Reaching out to sex workers as a population vulnerable to HIV is part of the country’s strategic health plan, SA National Aids Council CEO Fareed Abdullah said.
He said part of the plan was to prevent new HIV infections and this meant helping the "key populations", which represented most of the new infections.
These efforts would have a "profound effect". Abdullah said the plan recognised sex workers as a key population.
HIV prevalence among sex workers was estimated at between 44 and 69% in South Africa.
"If there is nothing else we do at Sanac in the next two years, we should be supporting, not driving, a national sex workers’ programme," Abdullah said.
Sex workers vulnerable to abuse
The plan, called the National Strategic Plan 2012-2016, is the country’s strategy for combating HIV and tuberculosis. Abdullah said that despite the title, it was a 20-year plan to reduce infections, death and discrimination against people with HIV to zero.

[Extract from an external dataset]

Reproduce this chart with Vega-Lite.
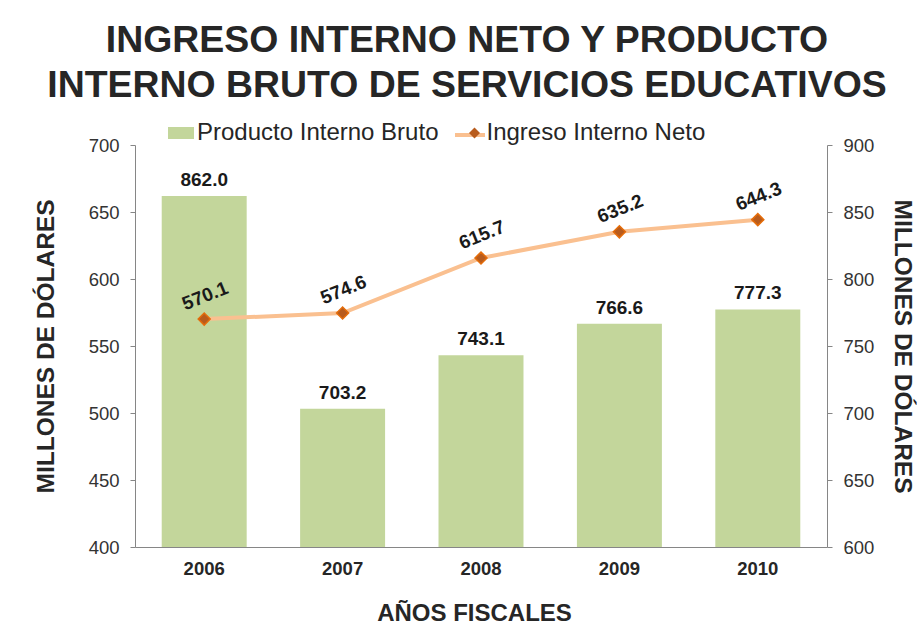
{
  "$schema": "https://vega.github.io/schema/vega-lite/v6.json",
  "width": 692,
  "height": 402,
  "autosize": {"type": "none"},
  "padding": {"left": 135, "top": 145, "right": 90, "bottom": 82},
  "background": "white",
  "title": {
    "text": ["INGRESO INTERNO NETO Y PRODUCTO", "INTERNO BRUTO DE SERVICIOS EDUCATIVOS"],
    "font": "Liberation Sans",
    "fontSize": 37.4,
    "fontWeight": "bold",
    "color": "#262626",
    "lineHeight": 45,
    "anchor": "middle",
    "frame": "group",
    "dx": -14,
    "offset": 14
  },
  "data": {
    "values": [
      {"anio": "2006", "pib": 862.0, "ingreso": 570.1},
      {"anio": "2007", "pib": 703.2, "ingreso": 574.6},
      {"anio": "2008", "pib": 743.1, "ingreso": 615.7},
      {"anio": "2009", "pib": 766.6, "ingreso": 635.2},
      {"anio": "2010", "pib": 777.3, "ingreso": 644.3}
    ]
  },
  "encoding": {
    "x": {
      "field": "anio",
      "type": "nominal",
      "scale": {"paddingInner": 0.386, "paddingOuter": 0.193},
      "axis": {
        "title": "AÑOS FISCALES",
        "labelAngle": 0,
        "labelFontWeight": "bold",
        "labelFontSize": 18.5,
        "labelColor": "#262626",
        "labelPadding": 12,
        "ticks": false,
        "titleFontSize": 24,
        "titleFontWeight": "bold",
        "titleColor": "#262626",
        "titlePadding": 24,
        "titleX": 339
      }
    }
  },
  "layer": [
    {
      "layer": [
        {
          "mark": {"type": "bar", "color": "#C3D69B"},
          "encoding": {
            "y": {
              "field": "pib",
              "type": "quantitative",
              "scale": {"domain": [600, 900], "zero": false, "nice": false},
              "axis": {
                "orient": "right",
                "values": [600, 650, 700, 750, 800, 850, 900],
                "title": "MILLONES DE DÓLARES",
                "titlePadding": 16
              }
            },
            "y2": {"datum": 600},
            "fill": {
              "datum": "Producto Interno Bruto",
              "scale": {"range": ["#C3D69B"]},
              "legend": {
                "orient": "none",
                "legendX": 33,
                "legendY": -25,
                "title": null,
                "symbolType": "M-1,-0.46H1V0.46H-1Z",
                "symbolSize": 676,
                "symbolStrokeWidth": 0,
                "labelFont": "Liberation Sans",
                "labelFontSize": 24,
                "labelColor": "#262626",
                "labelOffset": 3,
                "labelLimit": 400
              }
            }
          }
        },
        {
          "mark": {"type": "text", "fontWeight": "bold", "fontSize": 19, "color": "#1a1a1a", "baseline": "alphabetic", "dy": -10},
          "encoding": {
            "y": {"field": "pib", "type": "quantitative", "scale": {"domain": [600, 900], "zero": false, "nice": false}},
            "text": {"field": "pib", "type": "quantitative", "format": ".1f"}
          }
        }
      ]
    },
    {
      "layer": [
        {
          "mark": {"type": "line", "strokeWidth": 4},
          "encoding": {
            "y": {
              "field": "ingreso",
              "type": "quantitative",
              "scale": {"domain": [400, 700], "zero": false, "nice": false},
              "axis": {
                "orient": "left",
                "values": [400, 450, 500, 550, 600, 650, 700],
                "title": "MILLONES DE DÓLARES",
                "titlePadding": 30
              }
            },
            "stroke": {
              "datum": "linea",
              "scale": {"range": ["#FAC090"]},
              "legend": {
                "orient": "none",
                "legendX": 318,
                "legendY": -27,
                "title": null,
                "symbolType": "M-1,0H1",
                "symbolSize": 900,
                "symbolStrokeWidth": 4,
                "symbolStrokeColor": "#FAC090",
                "labelExpr": "''",
                "labelFontSize": 24,
                "labelOffset": 2
              }
            }
          }
        },
        {
          "mark": {"type": "point", "filled": true, "color": "#B85B1C", "stroke": "#E46C0A", "strokeWidth": 1.5, "size": 144, "opacity": 1},
          "encoding": {
            "y": {"field": "ingreso", "type": "quantitative", "scale": {"domain": [400, 700], "zero": false, "nice": false}},
            "shape": {
              "datum": "Ingreso Interno Neto",
              "scale": {"range": ["diamond"]},
              "legend": {
                "orient": "none",
                "legendX": 327.5,
                "legendY": -24,
                "title": null,
                "symbolSize": 121,
                "symbolFillColor": "#B85B1C",
                "symbolStrokeColor": "#E46C0A",
                "symbolStrokeWidth": 1.2,
                "symbolOpacity": 1,
                "labelFont": "Liberation Sans",
                "labelFontSize": 24,
                "labelColor": "#262626",
                "labelOffset": 0,
                "labelLimit": 400
              }
            }
          }
        },
        {
          "mark": {"type": "text", "fontWeight": "bold", "fontSize": 19, "color": "#1a1a1a", "angle": 338, "align": "center", "baseline": "middle", "dx": 9.5, "dy": -21},
          "encoding": {
            "y": {"field": "ingreso", "type": "quantitative", "scale": {"domain": [400, 700], "zero": false, "nice": false}},
            "text": {"field": "ingreso", "type": "quantitative", "format": ".1f"}
          }
        }
      ]
    }
  ],
  "resolve": {"scale": {"y": "independent"}},
  "config": {
    "font": "Liberation Sans",
    "view": {"stroke": null},
    "axis": {
      "grid": false,
      "domainColor": "#868686",
      "tickColor": "#868686",
      "tickSize": 5,
      "labelFont": "Liberation Sans",
      "labelFontSize": 18.5,
      "labelColor": "#333333",
      "labelPadding": 11,
      "titleFont": "Liberation Sans",
      "titleFontSize": 24.5,
      "titleFontWeight": "bold",
      "titleColor": "#262626"
    }
  }
}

However, the goal was "more an aspiration rather than a technical timetable", Abdullah said.
While the National Strategic Plan to combat HIV recognised sex workers, it came under criticism at a two-day sex workers’ symposium in Boksburg, where Abdullah was speaking.
Sex worker activist Shane Tetzer criticised it for not proposing the decriminalisation of sex work.
"As a sex worker, I don’t find anything in this plan for decriminalisation," said Tetzer. "How can you talk about outreach and an enabling environment without decriminalisation?"
Tetzer said without this, they were vulnerable to exploitation and abuse from authorities, including the police. "Decriminalisation, that is what you should be totally about, finish and klaar."
Abdullah acknowledged it was an important issue that had been raised in previous National Strategic Plans, but had not been taken forward. He said proponents of decriminalisation had to push it through a legislative process to Parliament. "Let’s not shout from the balcony and let’s do things properly," Abdullah said. He said if the matter could be brought to Parliament, it would force political foes of the decriminalisation of sex work to explain their positions.